Short problem:
All the data should be repeated exactly. Any image in it is left out.

Data:
..........

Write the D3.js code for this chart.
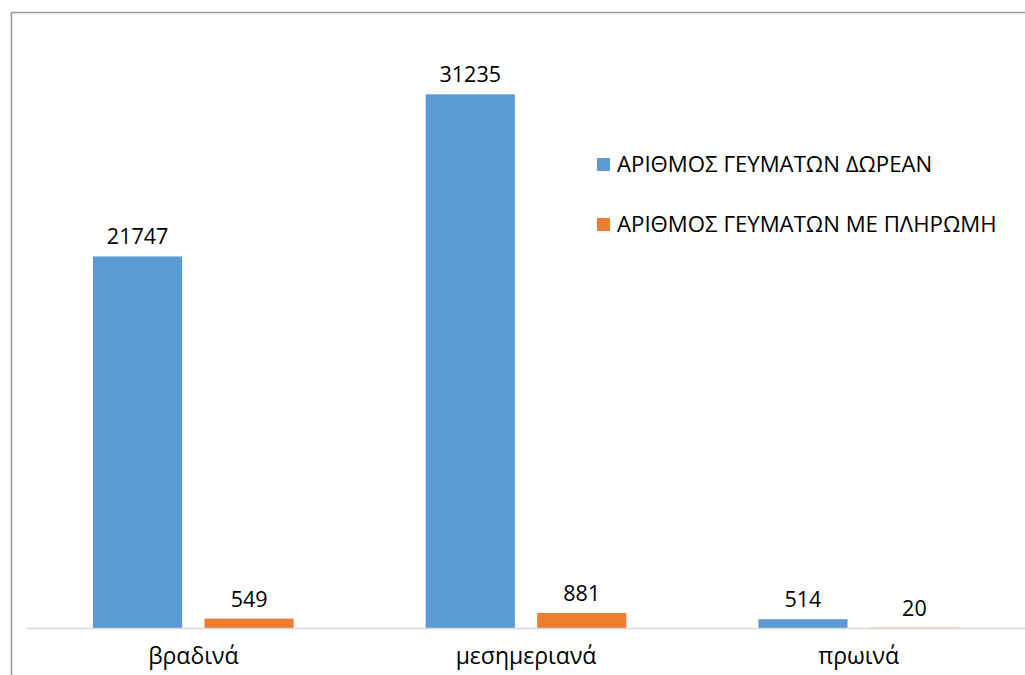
<!DOCTYPE html>
<html><head><meta charset="utf-8">
<script src="https://cdn.jsdelivr.net/npm/d3@7"></script>
<style>body{margin:0;background:#fff;}svg{display:block;}</style>
</head><body><svg id="c" width="1025" height="675"></svg>
<script>
const categories = ["βραδινά", "μεσημεριανά", "πρωινά"];
const seriesNames = ["ΑΡΙΘΜΟΣ ΓΕΥΜΑΤΩΝ ΔΩΡΕΑΝ", "ΑΡΙΘΜΟΣ ΓΕΥΜΑΤΩΝ ΜΕ ΠΛΗΡΩΜΗ"];
const freeMeals = [21747, 31235, 514];
const paidMeals = [549, 881, 20];
const colors = ["#5b9bd5", "#ed7d31"];

const svg = d3.select("#c");
const font = "'Open Sans', sans-serif";
svg.append("rect").attr("x", 11.5).attr("y", 12.5).attr("width", 1030).attr("height", 700)
  .attr("fill", "#fff").attr("stroke", "#999").attr("stroke-width", 1.5);

const x0 = d3.scaleBand().domain(categories).range([27, 1025]).paddingInner(0).paddingOuter(0);
const x1 = d3.scaleBand().domain(seriesNames).range([66, x0.bandwidth() - 66]).paddingInner(0.2);
const y = d3.scaleLinear().domain([0, 35000]).range([628, 30]);

const data = categories.map((c, i) => ({cat: c, vals: [freeMeals[i], paidMeals[i]]}));

const g = svg.append("g");
const groups = g.selectAll("g.grp").data(data).join("g").attr("transform", d => `translate(${x0(d.cat)},0)`);
groups.selectAll("rect").data(d => d.vals.map((v, j) => ({v, s: seriesNames[j], j})))
  .join("rect")
  .attr("x", d => x1(d.s)).attr("width", x1.bandwidth())
  .attr("y", d => y(d.v)).attr("height", d => y(0) - y(d.v))
  .attr("fill", d => colors[d.j]);
groups.selectAll("text").data(d => d.vals.map((v, j) => ({v, s: seriesNames[j]})))
  .join("text")
  .attr("x", d => x1(d.s) + x1.bandwidth() / 2).attr("y", d => y(d.v) - 12)
  .attr("text-anchor", "middle").attr("font-family", font).attr("font-size", 21.5).attr("fill", "#000")
  .text(d => d.v);

// baseline
svg.append("line").attr("x1", 27).attr("x2", 1025).attr("y1", y(0) + 0.5).attr("y2", y(0) + 0.5)
  .attr("stroke", "#d9d9d9").attr("stroke-width", 1.5);

// x axis labels
const xAxis = d3.axisBottom(x0).tickSize(0).tickPadding(20);
const ax = svg.append("g").attr("transform", `translate(0,${y(0)})`).call(xAxis);
ax.select(".domain").remove();
ax.selectAll("text").attr("font-family", font).attr("font-size", 23).attr("fill", "#000");

// legend
const leg = svg.append("g").attr("transform", "translate(597,158)");
const li = leg.selectAll("g").data(seriesNames).join("g").attr("transform", (d, i) => `translate(0,${i * 60})`);
li.append("rect").attr("width", 13).attr("height", 13).attr("fill", (d, i) => colors[i]);
li.append("text").attr("x", 20).attr("y", 14).attr("font-family", font).attr("font-size", 22.2).attr("fill", "#000").text(d => d);
</script></body></html>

..........

Solution:
Write the D3.js code for this chart.
<!DOCTYPE html>
<html><head><meta charset="utf-8">
<script src="https://cdn.jsdelivr.net/npm/d3@7"></script>
<style>body{margin:0;background:#fff;}svg{display:block;}</style>
</head><body><svg id="c" width="1025" height="675"></svg>
<script>
const categories = ["βραδινά", "μεσημεριανά", "πρωινά"];
const seriesNames = ["ΑΡΙΘΜΟΣ ΓΕΥΜΑΤΩΝ ΔΩΡΕΑΝ", "ΑΡΙΘΜΟΣ ΓΕΥΜΑΤΩΝ ΜΕ ΠΛΗΡΩΜΗ"];
const freeMeals = [21747, 31235, 514];
const paidMeals = [549, 881, 20];
const colors = ["#5b9bd5", "#ed7d31"];

const svg = d3.select("#c");
const font = "'Open Sans', sans-serif";
svg.append("rect").attr("x", 11.5).attr("y", 12.5).attr("width", 1030).attr("height", 700)
  .attr("fill", "#fff").attr("stroke", "#999").attr("stroke-width", 1.5);

const x0 = d3.scaleBand().domain(categories).range([27, 1025]).paddingInner(0).paddingOuter(0);
const x1 = d3.scaleBand().domain(seriesNames).range([66, x0.bandwidth() - 66]).paddingInner(0.2);
const y = d3.scaleLinear().domain([0, 35000]).range([628, 30]);

const data = categories.map((c, i) => ({cat: c, vals: [freeMeals[i], paidMeals[i]]}));

const g = svg.append("g");
const groups = g.selectAll("g.grp").data(data).join("g").attr("transform", d => `translate(${x0(d.cat)},0)`);
groups.selectAll("rect").data(d => d.vals.map((v, j) => ({v, s: seriesNames[j], j})))
  .join("rect")
  .attr("x", d => x1(d.s)).attr("width", x1.bandwidth())
  .attr("y", d => y(d.v)).attr("height", d => y(0) - y(d.v))
  .attr("fill", d => colors[d.j]);
groups.selectAll("text").data(d => d.vals.map((v, j) => ({v, s: seriesNames[j]})))
  .join("text")
  .attr("x", d => x1(d.s) + x1.bandwidth() / 2).attr("y", d => y(d.v) - 12)
  .attr("text-anchor", "middle").attr("font-family", font).attr("font-size", 21.5).attr("fill", "#000")
  .text(d => d.v);

// baseline
svg.append("line").attr("x1", 27).attr("x2", 1025).attr("y1", y(0) + 0.5).attr("y2", y(0) + 0.5)
  .attr("stroke", "#d9d9d9").attr("stroke-width", 1.5);

// x axis labels
const xAxis = d3.axisBottom(x0).tickSize(0).tickPadding(20);
const ax = svg.append("g").attr("transform", `translate(0,${y(0)})`).call(xAxis);
ax.select(".domain").remove();
ax.selectAll("text").attr("font-family", font).attr("font-size", 23).attr("fill", "#000");

// legend
const leg = svg.append("g").attr("transform", "translate(597,158)");
const li = leg.selectAll("g").data(seriesNames).join("g").attr("transform", (d, i) => `translate(0,${i * 60})`);
li.append("rect").attr("width", 13).attr("height", 13).attr("fill", (d, i) => colors[i]);
li.append("text").attr("x", 20).attr("y", 14).attr("font-family", font).attr("font-size", 22.2).attr("fill", "#000").text(d => d);
</script></body></html>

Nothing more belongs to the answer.